At least eight died on the first day of the cold snap, by the second day the numbers were comfortably in double figures. Some suffered from hypothermia while others died from conditions such as weak hearts, which are exacerbated by the cold.
Temperatures of this kind may not seem very severe to people in Britain but in semi-tropical Hong Kong they are nothing short of The Big Chill.
Just after dawn last Friday I visited a frail old lady who gave her name as Mrs Yip. She was selling a motley collection of old clothes on the streets of the Causeway Bay district. Wrapped in layers of clothing, she hopped up and down, trying to keep warm.
Why was she out on the streets so early? She explained that she had no hawker's licence and so would be stopped by the police if she tried selling goods later in the day. Besides, her customers would be embarrassed to buy her wares when there were a lot of people around.
She needed to make some extra money because she had no relatives to look after her and simply could not manage on the government handout of about pounds 40 per week.
Did she have any heating at home? "No point,"she answered. "I don't have enough money for that." She said the winter period was short and it was not worth buying a heater. "So, how cold's your flat?"
"Colder than out here," she said shivering.
Like many poor old people in Hong Kong, Mrs Yip lives in a tiny flat with paper-thin walls. Her flat contains no toilet, she shares a communal one. It is somewhat better than the infamous "caged housing", now being eradicated, but notorious as little more than bed spaces surrounded by cages to prevent theft. Most of those living in these dormitories filled with cages were old people.
Mrs Yip pointed out that in winter the caged housing had its advantages because the number of people in single rooms made it warmer. These same circumstances made conditions pretty intolerable during Hong Kong's intensely humid summers.
According to a recent report, produced by Oxfam, Mrs Yip is not alone. Something like one million people, or a sixth of the population, are living in poverty.
The cold weather suddenly brings public attention to the generally discreet plight of the poor.

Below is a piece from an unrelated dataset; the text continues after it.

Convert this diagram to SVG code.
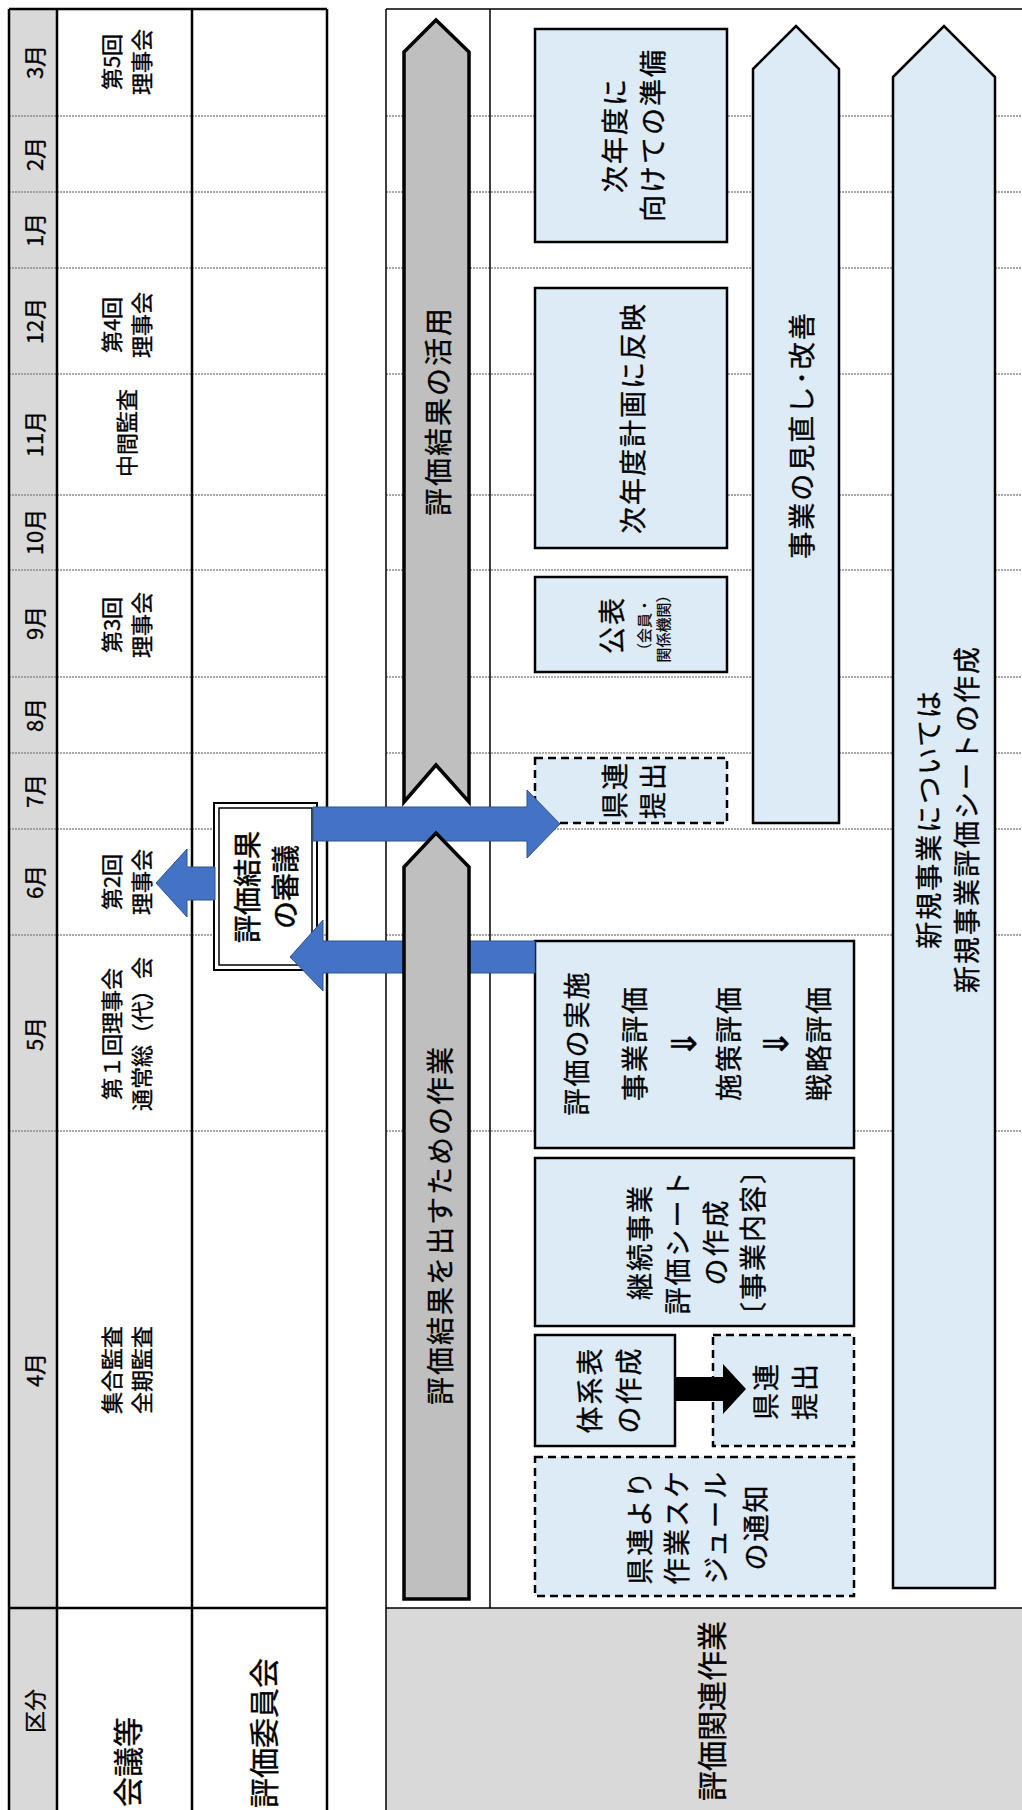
<svg xmlns="http://www.w3.org/2000/svg" width="1022" height="1810" viewBox="0 0 1022 1810">
<style>
text{font-family:"Noto Sans CJK JP","Noto Sans",sans-serif;fill:#000;text-anchor:middle;dominant-baseline:central;stroke:#000;stroke-width:0.35}
.m{font-size:22px}
.c{font-size:22px}
.b{font-size:27px;letter-spacing:2px}
.h{font-size:30px}
.s{font-size:15px;stroke-width:0.2}
.ar{font-size:34px;stroke-width:0.6}
.grid{stroke:#8c8c8c;stroke-width:1.5;stroke-dasharray:2 1;fill:none}
.lb{fill:#DDEBF7;stroke:#000;stroke-width:2.5}
.dash{fill:#DDEBF7;stroke:#000;stroke-width:2.5;stroke-dasharray:8 5}
.gray{fill:#BFBFBF;stroke:#000;stroke-width:3.5;stroke-linejoin:miter}
.blue{fill:#4472C4;stroke:#2F528F;stroke-width:1}
.tl{stroke:#000;stroke-width:2.5;fill:none}
</style>
<rect width="1022" height="1810" fill="#fff"/>
<g id="left-table">
<rect x="9" y="9" width="48" height="1801" fill="#D9D9D9"/>
<g class="grid">
<path d="M9 116H327M9 192H327M9 268H327M9 374H327M9 495H327M9 570H327M9 677H327M9 753H327M9 829H327M9 935H327M9 1131H327"/>
</g>
<path class="tl" d="M9 9H327M9 9V1810M57 9V1810M192 9V1810M327 9V1810M9 1608H327"/>
<g class="m">
<text transform="translate(33,62) rotate(-90)">3月</text>
<text transform="translate(33,154) rotate(-90)">2月</text>
<text transform="translate(33,230) rotate(-90)">1月</text>
<text transform="translate(33,321) rotate(-90)">12月</text>
<text transform="translate(33,434) rotate(-90)">11月</text>
<text transform="translate(33,532) rotate(-90)">10月</text>
<text transform="translate(33,623) rotate(-90)">9月</text>
<text transform="translate(33,715) rotate(-90)">8月</text>
<text transform="translate(33,791) rotate(-90)">7月</text>
<text transform="translate(33,882) rotate(-90)">6月</text>
<text transform="translate(33,1034) rotate(-90)">5月</text>
<text transform="translate(33,1370) rotate(-90)">4月</text>
<text transform="translate(33,1711) rotate(-90)">区分</text>
</g>
<g class="c">
<text transform="translate(110,62) rotate(-90)">第5回</text>
<text transform="translate(140,62) rotate(-90)">理事会</text>
<text transform="translate(110,325) rotate(-90)">第4回</text>
<text transform="translate(140,325) rotate(-90)">理事会</text>
<text transform="translate(125,433) rotate(-90)">中間監査</text>
<text transform="translate(110,625) rotate(-90)">第3回</text>
<text transform="translate(140,625) rotate(-90)">理事会</text>
<text transform="translate(110,882) rotate(-90)">第2回</text>
<text transform="translate(140,882) rotate(-90)">理事会</text>
<text transform="translate(110,1034) rotate(-90)">第１回理事会</text>
<text transform="translate(140,1034) rotate(-90)">通常総（代）会</text>
<text transform="translate(110,1370) rotate(-90)">集合監査</text>
<text transform="translate(140,1370) rotate(-90)">全期監査</text>
</g>
<text class="h" transform="translate(126,1762) rotate(-90)">会議等</text>
<text class="h" transform="translate(262,1733) rotate(-90)">評価委員会</text>
</g>
<g id="right-panel">
<rect x="386" y="1608" width="636" height="202" fill="#D9D9D9"/>
<g class="grid">
<path d="M386 116H1022M386 192H1022M386 268H1022M386 374H1022M386 495H1022M386 570H1022M386 677H1022M386 753H1022M386 829H1022M386 935H1022M386 1131H1022"/>
</g>
<path d="M386 9H1022M386 9V1810M490 9V1608M386 1608H1022" stroke="#000" stroke-width="1.5" fill="none"/>
<text class="h" transform="translate(710,1711) rotate(-90)">評価関連作業</text>
</g>
<g id="node-junbi">
<rect class="lb" x="535" y="29" width="192" height="213"/>
<text class="b" transform="translate(613,135) rotate(-90)">次年度に</text>
<text class="b" transform="translate(651,135) rotate(-90)">向けての準備</text>
</g>
<g id="node-hanei">
<rect class="lb" x="535" y="288" width="192" height="260"/>
<text class="b" transform="translate(631,418) rotate(-90)">次年度計画に反映</text>
</g>
<g id="node-kohyo">
<rect class="lb" x="535" y="577" width="192" height="95"/>
<text class="b" transform="translate(610,625) rotate(-90)">公表</text>
<text class="s" transform="translate(643,628) rotate(-90)">（会員・</text>
<text class="s" transform="translate(662,625) rotate(-90)">関係機関）</text>
</g>
<g id="node-kenren1">
<rect class="dash" x="535" y="758" width="192" height="65"/>
<text class="b" transform="translate(613,790) rotate(-90)">県連</text>
<text class="b" transform="translate(651,790) rotate(-90)">提出</text>
</g>
<g id="node-jisshi">
<rect class="lb" x="535" y="941" width="319" height="207"/>
<text class="b" transform="translate(575,1043) rotate(-90)">評価の実施</text>
<text class="b" transform="translate(633,1043) rotate(-90)">事業評価</text>
<text class="ar" transform="translate(681,1044) rotate(-90)">⇓</text>
<text class="b" transform="translate(727,1043) rotate(-90)">施策評価</text>
<text class="ar" transform="translate(773,1044) rotate(-90)">⇓</text>
<text class="b" transform="translate(817,1043) rotate(-90)">戦略評価</text>
</g>
<g id="node-keizoku">
<rect class="lb" x="535" y="1158" width="319" height="168"/>
<text class="b" transform="translate(638,1242) rotate(-90)">継続事業</text>
<text class="b" transform="translate(676,1242) rotate(-90)">評価シート</text>
<text class="b" transform="translate(714,1242) rotate(-90)">の作成</text>
<text class="b" transform="translate(751,1242) rotate(-90)">〔事業内容〕</text>
</g>
<g id="node-taikei">
<rect class="lb" x="535" y="1335" width="140" height="111"/>
<text class="b" transform="translate(588,1390) rotate(-90)">体系表</text>
<text class="b" transform="translate(627,1390) rotate(-90)">の作成</text>
</g>
<g id="node-kenren2">
<rect class="dash" x="713" y="1335" width="141" height="111"/>
<text class="b" transform="translate(764,1391) rotate(-90)">県連</text>
<text class="b" transform="translate(803,1391) rotate(-90)">提出</text>
</g>
<g id="node-tsuchi">
<rect class="dash" x="535" y="1457" width="319" height="139"/>
<text class="b" transform="translate(638,1527) rotate(-90)">県連より</text>
<text class="b" transform="translate(675,1527) rotate(-90)">作業スケ</text>
<text class="b" transform="translate(714,1527) rotate(-90)">ジュール</text>
<text class="b" transform="translate(754,1527) rotate(-90)">の通知</text>
</g>
<g id="node-minaoshi">
<path class="lb" d="M753 69L796 26L839 69V823H753Z"/>
<text class="b" transform="translate(800,435) rotate(-90)">事業の見直し･改善</text>
</g>
<g id="node-shinki">
<path class="lb" d="M893 77L944 26L995 77V1588H893Z"/>
<text class="b" transform="translate(927,819) rotate(-90)">新規事業については</text>
<text class="b" transform="translate(965,819) rotate(-90)">新規事業評価シートの作成</text>
</g>
<g id="node-shingi">
<rect x="214" y="803" width="103" height="167" fill="#fff" stroke="#000" stroke-width="2"/>
<rect x="219" y="808" width="93" height="157" fill="none" stroke="#000" stroke-width="1.5"/>
<text style="font-size:28px;stroke-width:0.5" transform="translate(246,887) rotate(-90)">評価結果</text>
<text style="font-size:28px;stroke-width:0.5" transform="translate(284,887) rotate(-90)">の審議</text>
</g>
<g id="connectors">
<path class="blue" d="M535 941H323V920L290 957L323 991V973H535Z"/>
<path class="blue" d="M313 807H527V790L560 824L527 858V841H313Z"/>
<path class="blue" d="M215 867H187V849L156 883L187 917V900H215Z"/>
<path d="M675 1377H723V1364L746 1389L723 1414V1401H675Z" fill="#000"/>
</g>
<g id="node-katsuyo">
<path class="gray" d="M404 52L436 20L469 52V802L436 765L404 802Z"/>
<text class="b" style="font-size:28px" transform="translate(437,411) rotate(-90)">評価結果の活用</text>
</g>
<g id="node-sagyo">
<path class="gray" d="M404 867L436 833L469 867V1599H404Z"/>
<text class="b" style="font-size:28px" transform="translate(439,1225) rotate(-90)">評価結果を出すための作業</text>
</g>
</svg>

Being old and poor is no joke in Hong Kong. Suicide rates among the elderly are three times higher than those of the West, with an alarming 30 to 40 elderly people out of every 100,000 taking their own lives.
On paper Hong Kong people appear to be more wealthy than those in Britain but in practice wealth is highly concentrated and the poverty gap is widening.
The economic crisis is making things worse but the government's response is to think up ways of cutting social assistance payments because demand is rising. Tung Chee-hwa, the millionaire shipping tycoon, who now runs the government, has been told by his advisers that he needs to show more concern for the poor. So last week he trudged out to the bleak Wong Chuk Hang housing estate and presented two elderly single women with some warm clothing and food.
"This is the time we should express our concern for the elderly and the needy and manifest the spirit of helping each other," said Mr Tung. A day earlier his officials and their allies among the businessmen in the legislature had successfully fought off a motion criticising the lowering of payments to the needy.
The idea of a welfare society is an anathema in Hong Kong. Even very poor people are reluctant to turn to the government for assistance but times are hard and sometimes they have no choice.
While temperatures remain low the government opens temporary shelters. The spirit of the workhouse is alive and well in these establishments. Those using the shelters sleep on the floor, usually covered by a single blanket.
Mr Gradgrind would find much to his liking in modern- day Hong Kong.